Pastors’ wives contribute to their husband’s ministries in seen and unseen ways. They sacrifice time and help him bear the burdens of pastoral ministry. But they also have their own unique contributions to the life of the church. Like every Christian, they need to know they are valued and appreciated. 

March is Pastors’ Wives Appreciation Month. What’s the best way to help pastors’ wives feel appreciated? It’s an important question so we went directly to the source for an answer. We asked a sample group of pastors’ wives how church members can express appreciation in ways they find encouraging. Here are three common answers they gave us:

1) Get to know her. Before she’s a pastor’s wife, she’s a uniquely and wonderfully made human with her own desires and aspirations. Pastors’ wives find it encouraging when people “Take a sincere interest in me.” Can you name a hobby or activity she enjoys outside of church? 

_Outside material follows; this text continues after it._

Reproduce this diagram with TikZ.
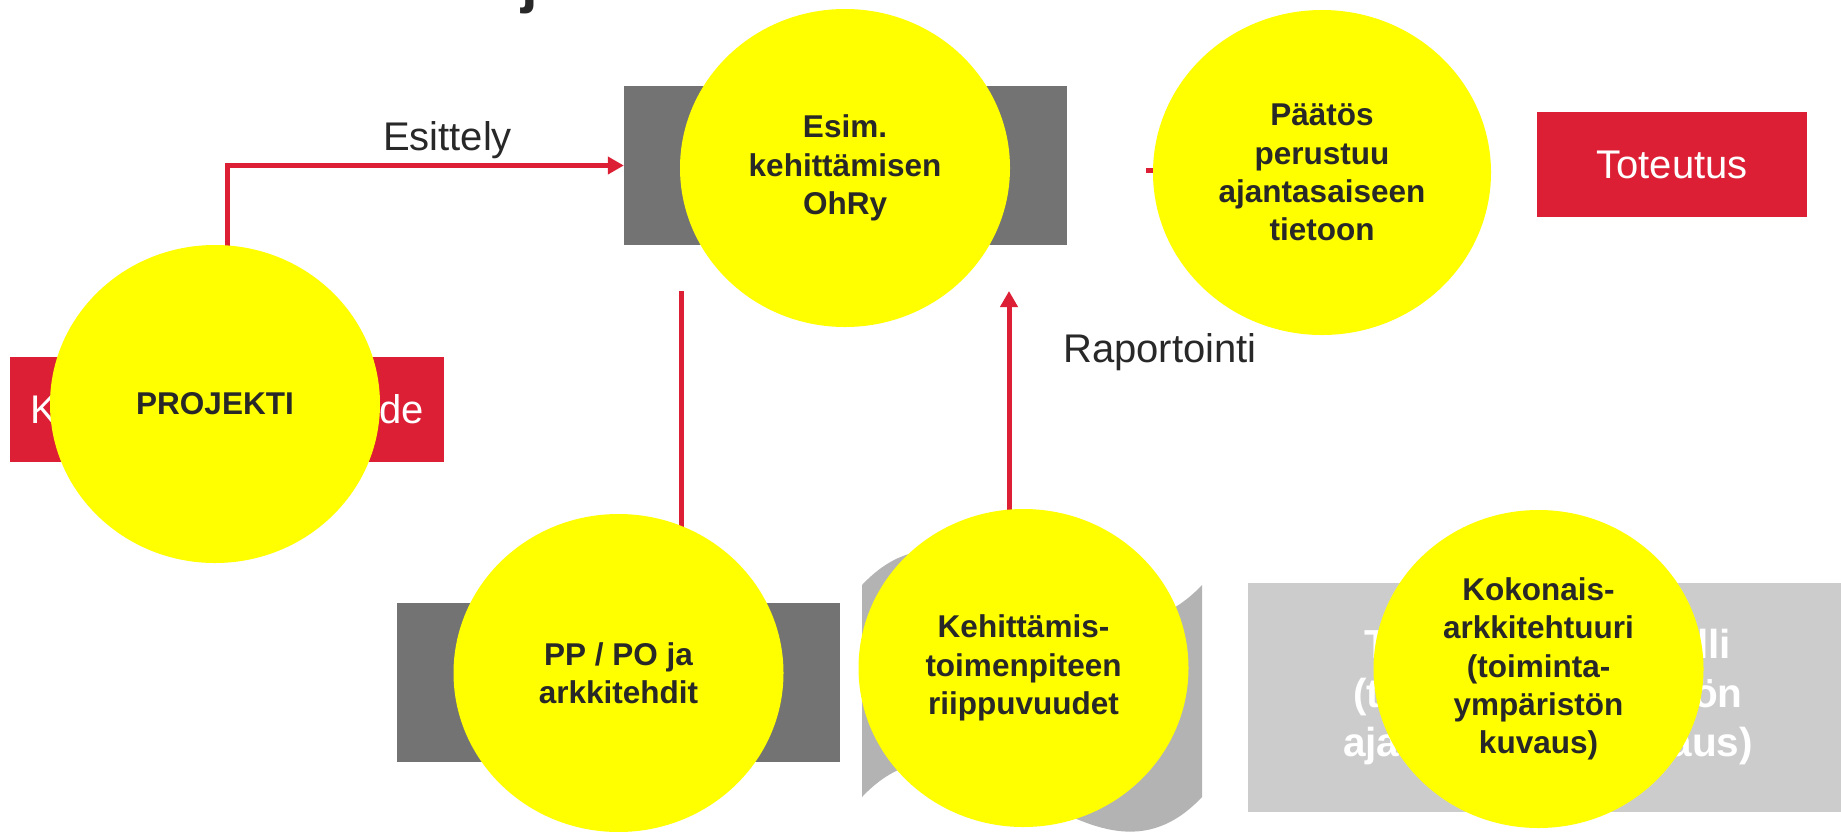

As one pastor’s wife stated, “One of the biggest things is acknowledging and getting to know her individually and valuing who she is.” When you get to know a pastors’ wife, you can make space for the activities she enjoys. If she enjoys running, offer to watch her kids so she can take a long run. You can make her feel valued by discovering what she values!

2) Acknowledge her unseen contributions. She may not be able or interested in planning the women’s retreat, leading a bible study, or coordinating Vacation Bible School. Those things may not align with her gifts and callings or her season of life. And that is okay. As one wife noted, “Every single one of us is different. Try not to compare her to the last one [pastor’s wife] you had at the church. There is a ton of pressure on the senior pastor and wife as compared to others on staff.”

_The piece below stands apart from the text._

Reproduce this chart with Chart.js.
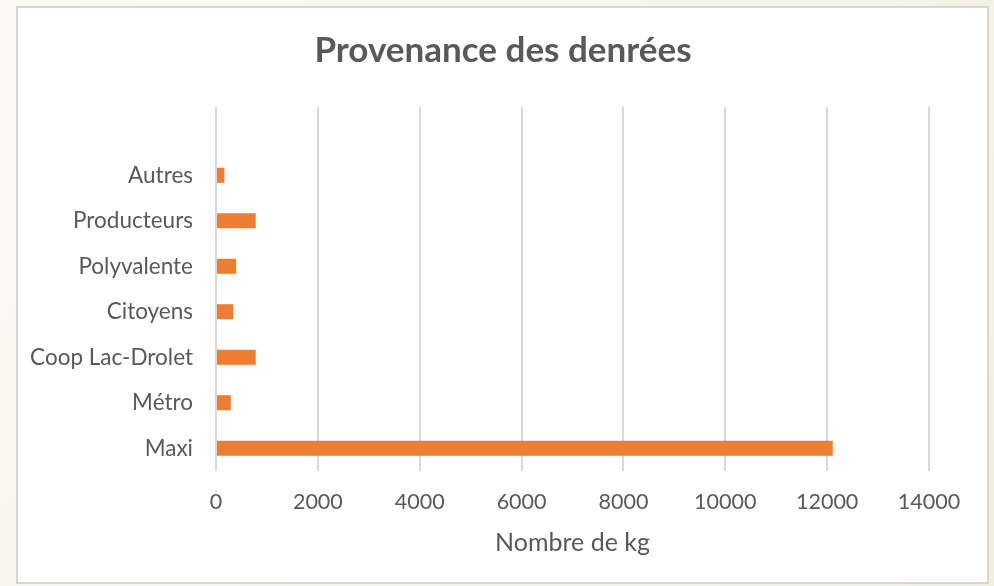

Remember, every pastor’s wife contributes in unseen ways to the life of the church. Her work may not always be visible but it is very real. Pastors’ wives often surrender nights, weekends, and vacations on account of their husband’s ministry. Remember to thank them for their selfless service. “I think I wish I would’ve heard elders say to me that they see me, they appreciate us, that they acknowledge that we give up our husband and family time often.”

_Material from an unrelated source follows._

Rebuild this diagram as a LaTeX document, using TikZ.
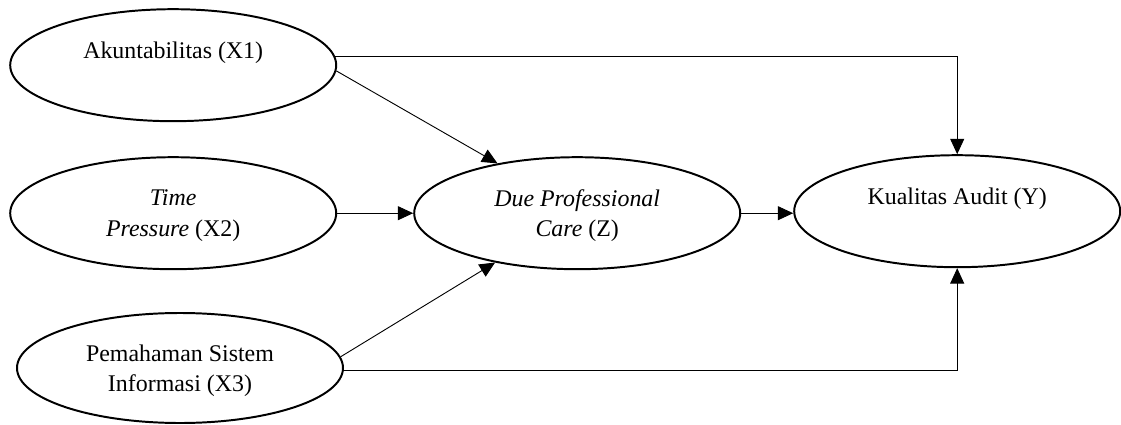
\documentclass[tikz,border=0pt]{standalone}
\usepackage{fontspec}
\setmainfont{Liberation Serif}
\usetikzlibrary{shapes.geometric,arrows.meta}

\begin{document}
\begin{tikzpicture}[
    var/.style={ellipse, draw, line width=1.4pt, minimum width=8.15cm, minimum height=2.8cm,
                inner sep=0pt, align=center, text depth=-4pt, font=\fontsize{17}{21.5}\selectfont},
    conn/.style={line width=0.65pt, -{Triangle[length=11pt, width=10pt]}},
]
    \useasboundingbox (0,0) rectangle (28.025,-10.625);

    % Variabel independen
    \node[var] (x1) at (4.33, -1.63) {Akuntabilitas (X1)\\\strut};
    \node[var] (x2) at (4.33, -5.33) {\textit{Time}\\\textit{Pressure} (X2)};
    \node[var, minimum height=2.75cm] (x3) at (4.5, -9.2) {Pemahaman Sistem\\Informasi (X3)};

    % Intervening dan dependen
    \node[var] (z) at (14.43, -5.33) {\textit{Due Professional}\\\textit{Care} (Z)};
    \node[var] (y) at (23.93, -5.28) {Kualitas Audit (Y)\\\strut};

    % Hubungan
    \draw[conn] (x1.3) -| (y.north);
    \draw[conn] (x1.-2) -- (z.148);
    \draw[conn] (x2.east) -- (z.west);
    \draw[conn] (z.east) -- (z.east -| y.west);
    \draw[conn] (x3.4) -- (z.211);
    \draw[conn] (x3.-1.5) -| (y.south);
\end{tikzpicture}
\end{document}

3) Respect her need for relationships outside the church. It can be difficult for pastors’ wives to feel truly themselves in the context of their local church. Even when they feel sincerely valued and acknowledged, they may not feel absolutely free to share their personal burdens. A pastor’s wife told us, “I think the place I feel like I can most be myself is either with my friends that are outside of the church, who have known me and lived life with me prior to being a pastor’s wife, other pastors wives who are just as real, or of course family.”

Thankfully, there are multiple resources to provide pastors’ wives with encouragement.  A pastor’s wife told us that her “former presbytery women’s ministry had a time for the pastors’ wives to meet together and pray for each other. This was one of my first exposures to other ladies in the same role and it was a powerful time of sharing and prayer. It made me feel less alone to know that other people were struggling with the church or family.”

Multiple wives referenced Wives of Elders (WE), an initiative of the Committee on Discipleship Ministries (CDM). Led by Meaghan May, WE connects and supports PCA elders’ wives for the strengthening of Christ’s Church. They provide cohorts for 1,800 wives across the denomination. 

Similarly, Cherish provides affordable and confidential counseling for pastors’ wives. Provided by Geneva Benefits Group, Cherish began because 80% of pastors’ wives indicated in a survey that they would use Christian counseling services if they were accessible. Funding is provided through donations to Geneva’s Relief Fund.

Every church can appreciate and encourage their pastor’s wife. They are appreciated when they are valued for who they truly are and given the opportunity to define their role in the life of the church rather than their role being defined for them. 

There’s an old adage: we can never assume what has never been said. March is a great time to go out of our way and acknowledge the contributions of our pastor’s wife.

For more than 50 years, Geneva Benefits Group has been committed to serving those who serve the Church. Established by the PCA General Assembly in 1973, Geneva was entrusted with a clear and enduring mission: to care for pastors, ministry workers, and their families—not just in seasons of flourishing but in moments of real need.

At the heart of that mission is the Relief Fund.

The Relief Fund exists to provide financial assistance and compassionate support to PCA pastors, widows, and ministry families facing hardship. Whether the need arises from illness, loss, or unexpected crisis, the goal is simple: to ensure that those who have given their lives to ministry are not left to carry those burdens alone.

This work is overseen by the Geneva team and guided by people who understand ministry life firsthand. Many on our team are pastors themselves and have spent years walking alongside ministry families. Financial planners, staff members, and committee leaders bring both professional expertise and pastoral care to every situation.

Because behind every application is a real story.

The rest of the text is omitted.